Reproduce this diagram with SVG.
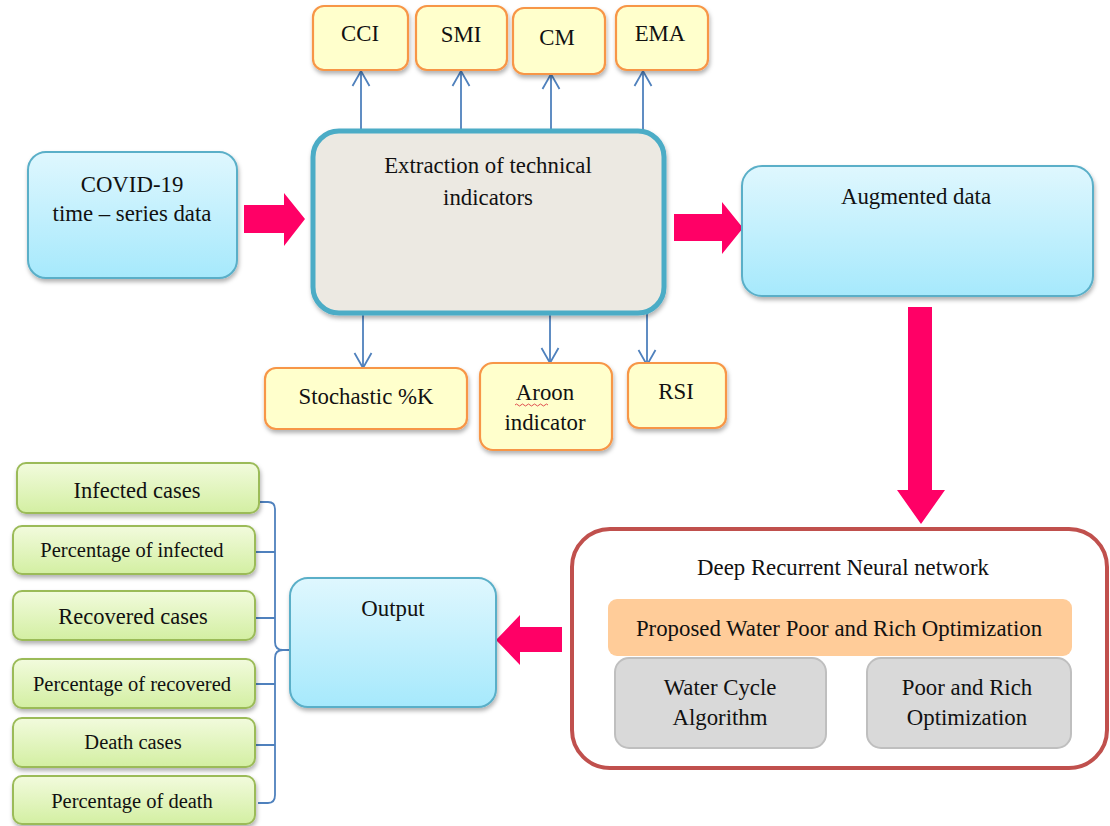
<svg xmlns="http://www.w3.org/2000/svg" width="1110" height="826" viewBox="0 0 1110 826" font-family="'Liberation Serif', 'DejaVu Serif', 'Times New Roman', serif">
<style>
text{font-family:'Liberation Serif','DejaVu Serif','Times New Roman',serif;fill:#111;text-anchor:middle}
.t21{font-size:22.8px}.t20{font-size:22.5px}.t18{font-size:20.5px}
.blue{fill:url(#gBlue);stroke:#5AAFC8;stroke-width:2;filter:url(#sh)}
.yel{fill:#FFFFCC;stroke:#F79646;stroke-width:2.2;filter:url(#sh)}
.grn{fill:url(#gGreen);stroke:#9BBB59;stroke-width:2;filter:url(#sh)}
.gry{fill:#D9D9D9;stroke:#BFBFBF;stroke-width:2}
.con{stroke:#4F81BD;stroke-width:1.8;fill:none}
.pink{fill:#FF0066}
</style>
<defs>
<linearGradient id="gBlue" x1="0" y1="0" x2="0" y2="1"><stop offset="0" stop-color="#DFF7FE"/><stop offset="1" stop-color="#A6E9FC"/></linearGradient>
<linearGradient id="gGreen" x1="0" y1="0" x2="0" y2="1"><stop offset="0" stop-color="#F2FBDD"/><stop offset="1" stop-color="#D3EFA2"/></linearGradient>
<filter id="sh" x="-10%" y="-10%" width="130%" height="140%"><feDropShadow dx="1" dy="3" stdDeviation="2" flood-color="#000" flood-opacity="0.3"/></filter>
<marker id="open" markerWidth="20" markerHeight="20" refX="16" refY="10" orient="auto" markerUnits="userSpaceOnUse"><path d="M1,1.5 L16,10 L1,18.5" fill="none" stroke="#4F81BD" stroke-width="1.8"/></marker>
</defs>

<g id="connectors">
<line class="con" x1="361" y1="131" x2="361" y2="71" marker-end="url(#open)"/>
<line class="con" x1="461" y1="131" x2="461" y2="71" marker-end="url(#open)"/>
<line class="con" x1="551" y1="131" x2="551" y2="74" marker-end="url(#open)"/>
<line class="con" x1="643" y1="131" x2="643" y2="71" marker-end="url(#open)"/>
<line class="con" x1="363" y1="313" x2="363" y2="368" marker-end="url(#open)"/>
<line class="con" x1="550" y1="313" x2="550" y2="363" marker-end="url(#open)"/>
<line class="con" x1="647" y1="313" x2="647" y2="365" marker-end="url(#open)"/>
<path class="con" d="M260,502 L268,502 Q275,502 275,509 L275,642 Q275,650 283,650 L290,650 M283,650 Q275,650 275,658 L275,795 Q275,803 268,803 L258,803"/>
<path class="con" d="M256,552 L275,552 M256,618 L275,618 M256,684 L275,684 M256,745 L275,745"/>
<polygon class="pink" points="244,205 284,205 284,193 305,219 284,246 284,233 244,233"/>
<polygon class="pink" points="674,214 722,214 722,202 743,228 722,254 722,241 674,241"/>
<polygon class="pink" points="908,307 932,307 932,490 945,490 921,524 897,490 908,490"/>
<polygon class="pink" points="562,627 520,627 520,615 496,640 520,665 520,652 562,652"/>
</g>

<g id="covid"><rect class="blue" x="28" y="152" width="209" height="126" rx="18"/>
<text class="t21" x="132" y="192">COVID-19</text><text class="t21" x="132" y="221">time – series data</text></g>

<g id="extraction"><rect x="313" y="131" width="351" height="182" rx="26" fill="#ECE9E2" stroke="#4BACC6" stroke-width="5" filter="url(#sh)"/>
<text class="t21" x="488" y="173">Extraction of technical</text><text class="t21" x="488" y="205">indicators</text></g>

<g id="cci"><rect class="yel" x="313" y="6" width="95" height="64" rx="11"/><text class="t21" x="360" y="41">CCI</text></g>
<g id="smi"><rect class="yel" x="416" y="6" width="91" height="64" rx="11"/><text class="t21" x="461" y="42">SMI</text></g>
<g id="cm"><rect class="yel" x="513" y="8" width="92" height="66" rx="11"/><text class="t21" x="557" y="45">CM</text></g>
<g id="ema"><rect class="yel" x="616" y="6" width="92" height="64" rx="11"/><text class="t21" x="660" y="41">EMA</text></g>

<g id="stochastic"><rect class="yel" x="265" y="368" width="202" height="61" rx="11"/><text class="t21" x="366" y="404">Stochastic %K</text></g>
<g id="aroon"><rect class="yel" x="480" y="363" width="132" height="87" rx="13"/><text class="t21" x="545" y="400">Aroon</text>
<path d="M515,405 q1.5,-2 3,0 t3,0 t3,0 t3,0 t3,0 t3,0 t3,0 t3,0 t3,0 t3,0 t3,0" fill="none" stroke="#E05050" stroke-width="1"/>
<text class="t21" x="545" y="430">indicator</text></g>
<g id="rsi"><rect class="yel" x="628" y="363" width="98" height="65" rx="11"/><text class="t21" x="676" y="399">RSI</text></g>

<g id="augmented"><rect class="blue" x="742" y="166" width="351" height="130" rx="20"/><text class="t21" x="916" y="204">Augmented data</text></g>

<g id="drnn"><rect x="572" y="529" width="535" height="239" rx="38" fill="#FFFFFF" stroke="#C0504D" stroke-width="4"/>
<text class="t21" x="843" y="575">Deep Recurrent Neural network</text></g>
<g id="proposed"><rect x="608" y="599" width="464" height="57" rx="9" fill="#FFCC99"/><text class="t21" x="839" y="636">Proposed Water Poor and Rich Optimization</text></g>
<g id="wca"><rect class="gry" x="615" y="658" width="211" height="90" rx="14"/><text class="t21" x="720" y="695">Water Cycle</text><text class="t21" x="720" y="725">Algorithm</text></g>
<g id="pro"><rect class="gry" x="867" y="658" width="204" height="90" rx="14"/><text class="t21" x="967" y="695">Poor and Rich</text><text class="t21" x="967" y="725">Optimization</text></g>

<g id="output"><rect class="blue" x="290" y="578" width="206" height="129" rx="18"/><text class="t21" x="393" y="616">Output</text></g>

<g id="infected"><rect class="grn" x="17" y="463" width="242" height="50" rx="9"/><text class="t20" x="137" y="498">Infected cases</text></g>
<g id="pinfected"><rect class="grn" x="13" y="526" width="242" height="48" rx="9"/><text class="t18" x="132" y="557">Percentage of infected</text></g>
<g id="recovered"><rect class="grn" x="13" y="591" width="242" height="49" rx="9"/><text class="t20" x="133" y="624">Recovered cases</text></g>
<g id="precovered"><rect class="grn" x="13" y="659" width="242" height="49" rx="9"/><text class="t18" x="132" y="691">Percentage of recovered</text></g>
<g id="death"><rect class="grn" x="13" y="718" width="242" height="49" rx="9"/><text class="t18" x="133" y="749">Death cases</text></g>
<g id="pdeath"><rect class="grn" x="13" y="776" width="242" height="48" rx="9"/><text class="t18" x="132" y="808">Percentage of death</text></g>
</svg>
-=-=-
Drop the images and repeat the data exactly.

* [TASK ANSWER]
Reproduce this diagram with SVG.
<svg xmlns="http://www.w3.org/2000/svg" width="1110" height="826" viewBox="0 0 1110 826" font-family="'Liberation Serif', 'DejaVu Serif', 'Times New Roman', serif">
<style>
text{font-family:'Liberation Serif','DejaVu Serif','Times New Roman',serif;fill:#111;text-anchor:middle}
.t21{font-size:22.8px}.t20{font-size:22.5px}.t18{font-size:20.5px}
.blue{fill:url(#gBlue);stroke:#5AAFC8;stroke-width:2;filter:url(#sh)}
.yel{fill:#FFFFCC;stroke:#F79646;stroke-width:2.2;filter:url(#sh)}
.grn{fill:url(#gGreen);stroke:#9BBB59;stroke-width:2;filter:url(#sh)}
.gry{fill:#D9D9D9;stroke:#BFBFBF;stroke-width:2}
.con{stroke:#4F81BD;stroke-width:1.8;fill:none}
.pink{fill:#FF0066}
</style>
<defs>
<linearGradient id="gBlue" x1="0" y1="0" x2="0" y2="1"><stop offset="0" stop-color="#DFF7FE"/><stop offset="1" stop-color="#A6E9FC"/></linearGradient>
<linearGradient id="gGreen" x1="0" y1="0" x2="0" y2="1"><stop offset="0" stop-color="#F2FBDD"/><stop offset="1" stop-color="#D3EFA2"/></linearGradient>
<filter id="sh" x="-10%" y="-10%" width="130%" height="140%"><feDropShadow dx="1" dy="3" stdDeviation="2" flood-color="#000" flood-opacity="0.3"/></filter>
<marker id="open" markerWidth="20" markerHeight="20" refX="16" refY="10" orient="auto" markerUnits="userSpaceOnUse"><path d="M1,1.5 L16,10 L1,18.5" fill="none" stroke="#4F81BD" stroke-width="1.8"/></marker>
</defs>

<g id="connectors">
<line class="con" x1="361" y1="131" x2="361" y2="71" marker-end="url(#open)"/>
<line class="con" x1="461" y1="131" x2="461" y2="71" marker-end="url(#open)"/>
<line class="con" x1="551" y1="131" x2="551" y2="74" marker-end="url(#open)"/>
<line class="con" x1="643" y1="131" x2="643" y2="71" marker-end="url(#open)"/>
<line class="con" x1="363" y1="313" x2="363" y2="368" marker-end="url(#open)"/>
<line class="con" x1="550" y1="313" x2="550" y2="363" marker-end="url(#open)"/>
<line class="con" x1="647" y1="313" x2="647" y2="365" marker-end="url(#open)"/>
<path class="con" d="M260,502 L268,502 Q275,502 275,509 L275,642 Q275,650 283,650 L290,650 M283,650 Q275,650 275,658 L275,795 Q275,803 268,803 L258,803"/>
<path class="con" d="M256,552 L275,552 M256,618 L275,618 M256,684 L275,684 M256,745 L275,745"/>
<polygon class="pink" points="244,205 284,205 284,193 305,219 284,246 284,233 244,233"/>
<polygon class="pink" points="674,214 722,214 722,202 743,228 722,254 722,241 674,241"/>
<polygon class="pink" points="908,307 932,307 932,490 945,490 921,524 897,490 908,490"/>
<polygon class="pink" points="562,627 520,627 520,615 496,640 520,665 520,652 562,652"/>
</g>

<g id="covid"><rect class="blue" x="28" y="152" width="209" height="126" rx="18"/>
<text class="t21" x="132" y="192">COVID-19</text><text class="t21" x="132" y="221">time – series data</text></g>

<g id="extraction"><rect x="313" y="131" width="351" height="182" rx="26" fill="#ECE9E2" stroke="#4BACC6" stroke-width="5" filter="url(#sh)"/>
<text class="t21" x="488" y="173">Extraction of technical</text><text class="t21" x="488" y="205">indicators</text></g>

<g id="cci"><rect class="yel" x="313" y="6" width="95" height="64" rx="11"/><text class="t21" x="360" y="41">CCI</text></g>
<g id="smi"><rect class="yel" x="416" y="6" width="91" height="64" rx="11"/><text class="t21" x="461" y="42">SMI</text></g>
<g id="cm"><rect class="yel" x="513" y="8" width="92" height="66" rx="11"/><text class="t21" x="557" y="45">CM</text></g>
<g id="ema"><rect class="yel" x="616" y="6" width="92" height="64" rx="11"/><text class="t21" x="660" y="41">EMA</text></g>

<g id="stochastic"><rect class="yel" x="265" y="368" width="202" height="61" rx="11"/><text class="t21" x="366" y="404">Stochastic %K</text></g>
<g id="aroon"><rect class="yel" x="480" y="363" width="132" height="87" rx="13"/><text class="t21" x="545" y="400">Aroon</text>
<path d="M515,405 q1.5,-2 3,0 t3,0 t3,0 t3,0 t3,0 t3,0 t3,0 t3,0 t3,0 t3,0 t3,0" fill="none" stroke="#E05050" stroke-width="1"/>
<text class="t21" x="545" y="430">indicator</text></g>
<g id="rsi"><rect class="yel" x="628" y="363" width="98" height="65" rx="11"/><text class="t21" x="676" y="399">RSI</text></g>

<g id="augmented"><rect class="blue" x="742" y="166" width="351" height="130" rx="20"/><text class="t21" x="916" y="204">Augmented data</text></g>

<g id="drnn"><rect x="572" y="529" width="535" height="239" rx="38" fill="#FFFFFF" stroke="#C0504D" stroke-width="4"/>
<text class="t21" x="843" y="575">Deep Recurrent Neural network</text></g>
<g id="proposed"><rect x="608" y="599" width="464" height="57" rx="9" fill="#FFCC99"/><text class="t21" x="839" y="636">Proposed Water Poor and Rich Optimization</text></g>
<g id="wca"><rect class="gry" x="615" y="658" width="211" height="90" rx="14"/><text class="t21" x="720" y="695">Water Cycle</text><text class="t21" x="720" y="725">Algorithm</text></g>
<g id="pro"><rect class="gry" x="867" y="658" width="204" height="90" rx="14"/><text class="t21" x="967" y="695">Poor and Rich</text><text class="t21" x="967" y="725">Optimization</text></g>

<g id="output"><rect class="blue" x="290" y="578" width="206" height="129" rx="18"/><text class="t21" x="393" y="616">Output</text></g>

<g id="infected"><rect class="grn" x="17" y="463" width="242" height="50" rx="9"/><text class="t20" x="137" y="498">Infected cases</text></g>
<g id="pinfected"><rect class="grn" x="13" y="526" width="242" height="48" rx="9"/><text class="t18" x="132" y="557">Percentage of infected</text></g>
<g id="recovered"><rect class="grn" x="13" y="591" width="242" height="49" rx="9"/><text class="t20" x="133" y="624">Recovered cases</text></g>
<g id="precovered"><rect class="grn" x="13" y="659" width="242" height="49" rx="9"/><text class="t18" x="132" y="691">Percentage of recovered</text></g>
<g id="death"><rect class="grn" x="13" y="718" width="242" height="49" rx="9"/><text class="t18" x="133" y="749">Death cases</text></g>
<g id="pdeath"><rect class="grn" x="13" y="776" width="242" height="48" rx="9"/><text class="t18" x="132" y="808">Percentage of death</text></g>
</svg>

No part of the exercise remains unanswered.